Fast start, fading finish: UNLV’s season in review
Coach Kevin Kruger’s second season was a roller-coaster ride. Integrating eight new scholarship players and an entirely new coaching staff, the Rebels struggled in Mountain West play.
Updated March 10, 2023 - 5:25 pm
It’s possible UNLV’s season isn’t finished. Maybe this team did enough to earn a bid from the National Invitation Tournament and will get to play a few more games.
However, No. 7-seed UNLV’s 87-76 overtime loss to No. 2 Boise State in the quarterfinals of the Mountain West tournament also may have been the final time this iteration of the Rebels took the court.
Coach Kevin Kruger’s second season was a roller-coaster ride. Integrating eight new scholarship players and an entirely new coaching staff, the Rebels achieved one of the best starts in recent memory and won Kruger his first conference tournament game.
But once again, UNLV failed to make the Mountain West tournament semifinals, which it hasn’t done since 2014.
“We wanted to end the season later, I don’t think there’s any harm in believing that and thinking that,” Kruger said. “But at the same time, I still think there’s a lot of great that can come from this year. A lot of good things have been established.”
Kruger’s second season had lots of question marks before the season even began. First-team all-Mountain West selection and UNLV’s 2021-22 leading scorer Bryce Hamilton and starters Royce Hamm Jr. and Donovan Williams all departed. Kruger also had to replace his entire backroom staff after all three of his assistant coaches were poached by Power Five schools during the offseason.
UNLV once again hit the transfer portal hard before this season, going after defensive-minded veterans. Kruger brought in fifth-year wing Elijah Parquet from Colorado and senior swingman Luis Rodriguez from Ole Miss. He also landed fifth-year guard EJ Harkless from Oklahoma.
Early on, it seemed like Kruger’s plan was going to work. UNLV stormed through its nonconference schedule to begin the season 10-0, it’s best start since the 1990-91 season. It beat Dayton, then ranked No. 21, at the Thomas & Mack Center, and the Rebels were one of the last seven undefeated teams in the country.
The Rebels began to unravel right as the Mountain West season began. Parquet, a crucial part of UNLV’s defense, injured his knee against Washington State Dec. 10, and UNLV lost its first game against San Francisco after the Dons hit a 3 with just six seconds remaining to steal the win.

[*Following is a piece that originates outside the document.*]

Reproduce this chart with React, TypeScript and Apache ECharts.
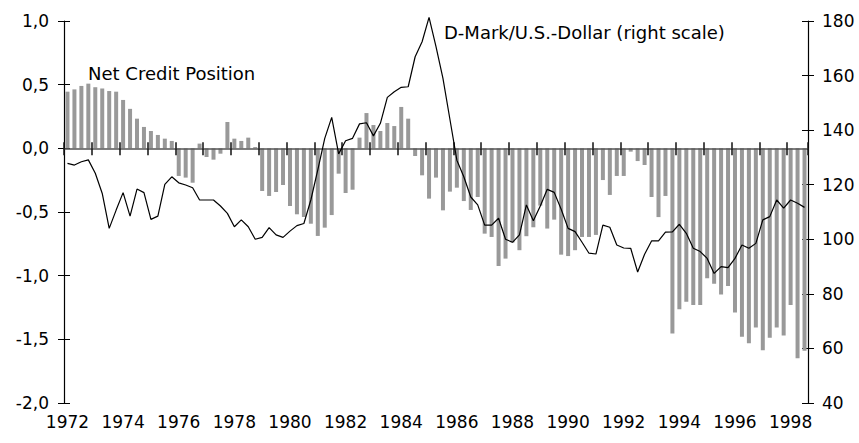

Close defeats were a recurring theme of conference season for the Rebels. They lost their opening game against San Jose State in overtime, the beginning of a 1-6 start to Mountain West play that also included an overtime loss to Colorado State after a half-court game-tying shot by Isaiah Stevens at the end of regulation.
UNLV’s lone win came against New Mexico, also ranked No. 21 at the time, at The Pit in Albuquerque, New Mexico.
Parquet briefly returned, but was eventually shut down for the final few weeks of the season. Rodriguez also picked up some nagging injuries that prevented him from playing consistent minutes for the final month.
The injuries did provide a few players a chance to step into the spotlight. Sophomore Shane Nowell, a new arrival from Arizona, was largely unused during nonconference play, but emerged as a starter following Rodriguez and Parquet’s injuries. He hit the game-tying 3 to send the game against Boise State to overtime.
“I still think we’re better off than we were a year ago at this time,” Kruger said. “So we’ll just kind of take that as our starting point going into the spring.”
Harkless was the star of the Rebels’ conference season. The fifth-year guard finished second in scoring in the Mountain West, averaging 20.7 points during conference play. Harkless scored a career-best 35 points to guide UNLV past Air Force in the first round of the conference tournament and finished his lone season with the Rebels as a consensus second-team all-Mountain West selection.
“I appreciate my teammates for allowing me to be a leader on this team and Coach believing in me,” Harkless said. “I can’t thank them enough for that.”